TV-AfD: An Imperative-Annotated Corpus from The Big Bang Theory and Wikipedia’s Articles for Deletion Discussions
Yimin Xiao | Zong-Ying Slaton | Lu Xiao
Proceedings of the Twelfth Language Resources and Evaluation Conference
In this study, we created an imperative corpus with speech conversations from dialogues in The Big Bang Theory and with the written comments in Wikipedia’s Articles for Deletion discussions. For the TV show data, 59 episodes containing 25,076 statements are used. We manually annotated imperatives based on the annotation guideline adapted from Condoravdi and Lauer’s study (2012) and used the retrieved data to assess the performance of syntax-based classification rules. For the Wikipedia AfD comments data, we first developed and leveraged a syntax-based classifier to extract 10,624 statements that may be imperative, and we manually examined the statements and then identified true positives. With this corpus, we also examined the performance of the rule-based imperative detection tool. Our result shows different outcomes for speech (dialogue) and written data.

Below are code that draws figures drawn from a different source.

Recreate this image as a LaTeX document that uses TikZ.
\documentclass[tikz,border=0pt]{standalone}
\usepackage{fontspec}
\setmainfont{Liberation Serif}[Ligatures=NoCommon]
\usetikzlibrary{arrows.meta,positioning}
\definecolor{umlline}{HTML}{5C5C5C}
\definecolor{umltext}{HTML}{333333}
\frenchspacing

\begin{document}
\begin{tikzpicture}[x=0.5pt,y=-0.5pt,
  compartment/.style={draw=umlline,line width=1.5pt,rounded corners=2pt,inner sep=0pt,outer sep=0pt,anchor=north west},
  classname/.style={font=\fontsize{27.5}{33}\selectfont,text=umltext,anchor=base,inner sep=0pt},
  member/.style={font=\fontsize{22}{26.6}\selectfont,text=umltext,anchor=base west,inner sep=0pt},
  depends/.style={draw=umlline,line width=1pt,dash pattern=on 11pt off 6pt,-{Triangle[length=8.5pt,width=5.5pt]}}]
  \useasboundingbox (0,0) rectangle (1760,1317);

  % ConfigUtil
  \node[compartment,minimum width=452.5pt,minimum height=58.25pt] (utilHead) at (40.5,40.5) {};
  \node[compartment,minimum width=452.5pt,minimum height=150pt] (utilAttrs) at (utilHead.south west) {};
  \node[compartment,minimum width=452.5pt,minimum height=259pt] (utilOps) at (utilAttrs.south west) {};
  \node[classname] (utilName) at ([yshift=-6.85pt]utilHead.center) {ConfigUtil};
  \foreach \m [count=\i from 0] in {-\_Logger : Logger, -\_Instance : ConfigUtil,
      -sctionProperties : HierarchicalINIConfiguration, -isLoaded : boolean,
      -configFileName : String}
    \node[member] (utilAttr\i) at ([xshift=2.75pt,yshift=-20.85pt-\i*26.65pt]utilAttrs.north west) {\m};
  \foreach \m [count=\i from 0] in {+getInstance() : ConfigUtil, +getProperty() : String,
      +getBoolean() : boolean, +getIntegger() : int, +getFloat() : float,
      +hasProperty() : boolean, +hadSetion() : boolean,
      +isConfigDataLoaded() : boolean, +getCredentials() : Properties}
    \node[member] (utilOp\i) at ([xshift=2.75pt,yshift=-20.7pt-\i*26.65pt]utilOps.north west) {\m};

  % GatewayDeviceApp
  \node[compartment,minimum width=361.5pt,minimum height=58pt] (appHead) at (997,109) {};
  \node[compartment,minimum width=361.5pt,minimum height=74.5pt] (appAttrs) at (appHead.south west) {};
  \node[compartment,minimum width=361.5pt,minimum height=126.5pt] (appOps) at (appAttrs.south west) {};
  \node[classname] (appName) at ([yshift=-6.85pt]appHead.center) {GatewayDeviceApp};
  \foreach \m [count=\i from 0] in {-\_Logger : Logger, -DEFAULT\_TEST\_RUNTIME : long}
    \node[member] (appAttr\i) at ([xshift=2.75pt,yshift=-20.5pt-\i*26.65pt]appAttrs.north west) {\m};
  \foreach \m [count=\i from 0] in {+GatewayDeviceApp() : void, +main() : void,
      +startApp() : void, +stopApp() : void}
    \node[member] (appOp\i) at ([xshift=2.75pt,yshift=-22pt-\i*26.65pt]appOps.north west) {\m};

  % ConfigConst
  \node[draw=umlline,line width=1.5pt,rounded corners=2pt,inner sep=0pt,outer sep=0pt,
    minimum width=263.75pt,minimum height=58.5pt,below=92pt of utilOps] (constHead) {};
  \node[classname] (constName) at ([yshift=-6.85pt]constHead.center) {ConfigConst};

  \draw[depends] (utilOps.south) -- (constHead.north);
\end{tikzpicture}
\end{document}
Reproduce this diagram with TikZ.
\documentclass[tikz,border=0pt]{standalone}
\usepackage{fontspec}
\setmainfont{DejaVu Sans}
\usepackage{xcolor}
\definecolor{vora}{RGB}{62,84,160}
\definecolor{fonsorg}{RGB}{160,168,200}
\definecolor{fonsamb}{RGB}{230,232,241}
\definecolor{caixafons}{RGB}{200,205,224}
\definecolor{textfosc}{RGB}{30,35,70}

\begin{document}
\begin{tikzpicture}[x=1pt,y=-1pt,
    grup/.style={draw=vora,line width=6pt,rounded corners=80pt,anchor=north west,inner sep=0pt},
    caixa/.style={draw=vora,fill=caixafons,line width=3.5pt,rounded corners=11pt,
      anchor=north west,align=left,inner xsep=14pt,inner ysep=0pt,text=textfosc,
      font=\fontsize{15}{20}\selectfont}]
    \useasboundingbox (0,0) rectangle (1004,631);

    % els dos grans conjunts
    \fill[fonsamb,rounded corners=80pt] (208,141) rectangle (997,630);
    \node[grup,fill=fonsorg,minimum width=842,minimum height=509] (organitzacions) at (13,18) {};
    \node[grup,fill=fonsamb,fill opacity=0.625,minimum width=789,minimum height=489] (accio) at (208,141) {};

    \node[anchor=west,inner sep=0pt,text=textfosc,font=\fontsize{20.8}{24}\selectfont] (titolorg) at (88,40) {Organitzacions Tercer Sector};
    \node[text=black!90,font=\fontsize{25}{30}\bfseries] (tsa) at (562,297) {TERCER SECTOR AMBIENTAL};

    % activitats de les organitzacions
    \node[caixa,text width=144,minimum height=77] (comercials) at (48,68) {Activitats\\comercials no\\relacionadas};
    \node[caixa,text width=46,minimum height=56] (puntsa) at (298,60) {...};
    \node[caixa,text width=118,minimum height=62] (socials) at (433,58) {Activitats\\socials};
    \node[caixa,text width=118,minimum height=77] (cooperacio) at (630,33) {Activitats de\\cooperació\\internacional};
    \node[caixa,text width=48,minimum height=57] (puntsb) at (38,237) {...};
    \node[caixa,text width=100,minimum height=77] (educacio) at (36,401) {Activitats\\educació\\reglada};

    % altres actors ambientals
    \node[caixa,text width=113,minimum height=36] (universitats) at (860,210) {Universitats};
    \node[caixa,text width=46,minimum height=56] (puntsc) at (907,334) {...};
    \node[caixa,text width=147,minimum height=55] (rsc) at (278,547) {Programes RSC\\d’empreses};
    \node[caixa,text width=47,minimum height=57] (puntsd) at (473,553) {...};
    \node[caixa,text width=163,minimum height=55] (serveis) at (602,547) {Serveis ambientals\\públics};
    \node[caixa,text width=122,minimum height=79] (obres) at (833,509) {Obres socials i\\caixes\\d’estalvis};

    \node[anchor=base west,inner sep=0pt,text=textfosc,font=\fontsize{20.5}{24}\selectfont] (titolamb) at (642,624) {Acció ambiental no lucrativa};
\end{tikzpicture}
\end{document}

The rule-based classification performs better in the written data in precision (0.80) compared to the speech data (0.44). Also, the rule-based classification has a low-performance overall for speech data with the precision of 0.44, recall of 0.41, and f-1 measure of 0.42. This finding implies the syntax-based model may need to be adjusted for a speech dataset because imperatives in oral communication have greater syntactic varieties and are highly context-dependent.